【相談内容】
財産とよべるものは妻と住んでいる自宅しかありません。
子供二人にも遺産を分けるとなると、この家を売るしかなくなってしまいます。
長年連れ添った妻が私が亡くなった後もこの家に住み続けられるようにしてあげたいのです。
【解決方法】
⇒妻が自宅をまるごと相続する旨と、可能ならば他の相続人への代償措置も遺言する。
「妻に全財産相続させる」としてもよい。
心配なのは子供たちの遺留分
多くの家庭では、主要な財産は現在住んでいる自宅と、もしもの時のための預貯金だけという例は多いです。
子供たちはすでに独立して生活しており、家族のために尽くしてきた老妻の今後の生活だけが心配で、共に築いてきた財産のすべてを遺してあげたいと考える人は多いと思います。
特に、住み慣れてきた自宅を歳をとってから出ていくことになることだけは避けてあげたいと思うのは当然の考えです。
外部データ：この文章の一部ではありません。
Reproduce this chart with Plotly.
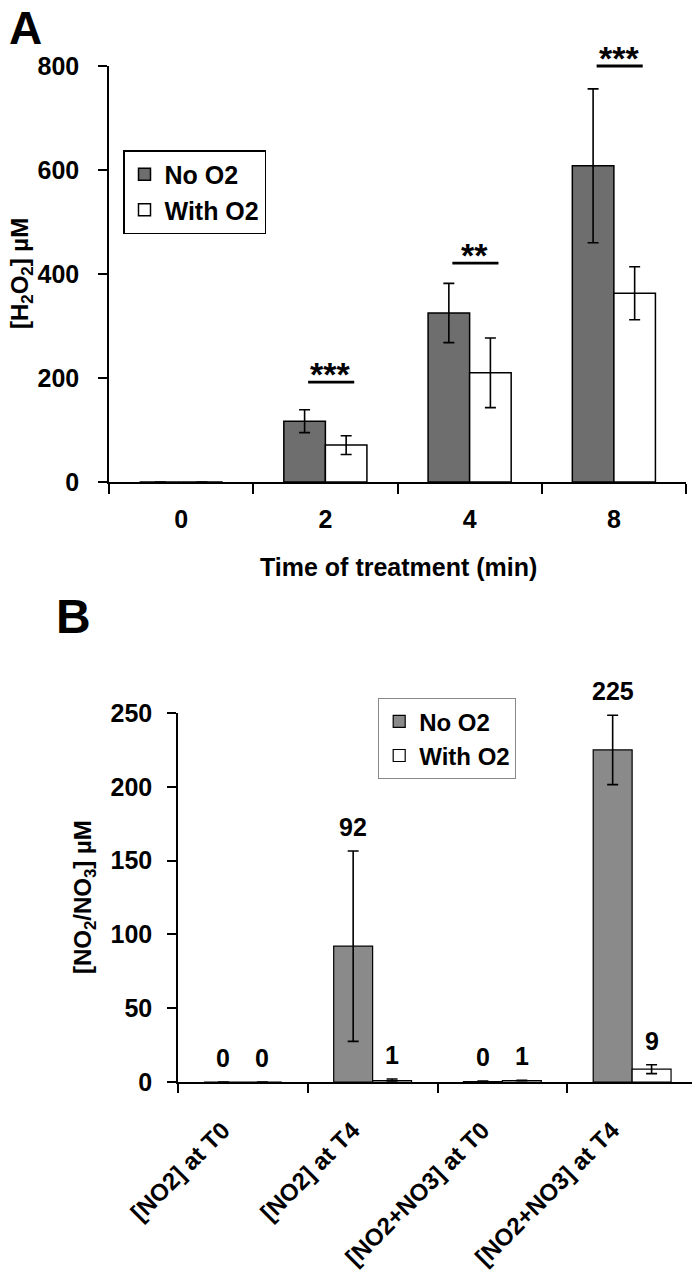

日本では、生前はもちろん、死後でも、自分の財産を自由に処分できるというのが大原則です。
なので、赤の他人に自分の全財産を譲るのも自由ですし、勝手です。
ですが、同時に法律はバランスを重視しますので、本来遺産を受け取るはずだった家族である相続人を保護する必要もあります。
自分の財産を自由に処分できるという大原則の例外として設けられたのが「遺留分」の制度です。
遺留分が認められている相続人は、被相続人(相続の元となる亡くなった人)の配偶者(夫婦の相手方、妻または夫)、子(直系卑属)、親(直系尊属)です。
兄弟姉妹には遺留分はありません。
「妻に全財産を相続させる」という遺言をしたとすると、その遺言自体は有効ですが、他の相続人が子か親の場合なら、その遺言は遺留分を侵害することになります。
相続人が妻と子の場合、子の遺留分は、本来の法定相続分の2分の1になります。
妻と子供が二人いたとするならば、その子供一人の遺留分は4分の1(法定相続分)×2分の1=8分の1になります。
なので「妻に全財産を相続させる」という遺言だと、子供二人合わせて4分の1の遺留分を侵害してることになります。
遺留分を侵害された相続人は、侵害されていることを知った時から1年以内に遺留分減殺請求権(取戻しの請求権)を行使することができます。
では、どのような内容の遺言にすればいいのか?
このような遺言を書くときは、ほとんどの場合は被相続人の親は亡くなっていると思いますので、相続人は妻と子と想定します。
「妻に全財産を相続させる」という内容の遺言に対して、子としてはどのような対応をするでしょうか。
世の中のほとんどの子は、遺言内容に従うでしょう。
赤の他人ならいざ知らず、父親の全財産が母親に入って不満に思う子はほぼいないと思います。
「遺留分に相当する分け前をよこせ」と、自分の母親に対しては言いづらいことです。
それにいずれ母親が亡くなれば、母親から相続できるということもあります。
ただこのような場合でも、遺言者である被相続人は、子たちに遺言の内容の意図と母が亡くなれば遺産は子に相続されることを説明し、母に遺留分を主張しない約束を取り付けておくと良いでしょう。
そして、念を押して遺言の中にも改めて母に遺留分を主張しないでほしいと書いておくと効果的です。
ここまでしておいて遺留分を主張する子はいないと思います。
後妻と前妻の子がいる場合は注意
しかし、全財産を受けたのが後妻であった場合は話が別です。
前妻の子たちは、後妻と養子縁組をしない限り、後妻から相続を受けられません。
その後妻に子がいた場合、前妻の子たちからすると、そのままでは父の財産をいずれ全て後妻の子に持っていかれてしまいます。
自分たちは一銭も受け取れず。
このような後妻への全額相続では、前妻の子から遺留分減殺請求権を行使されることも十分考えられます。
被相続人の生前に子たちへの説得が難しそうならば、子たちへの遺留分を侵害しない程度に財産を分け与える内容の遺言にしておくべきでしょう。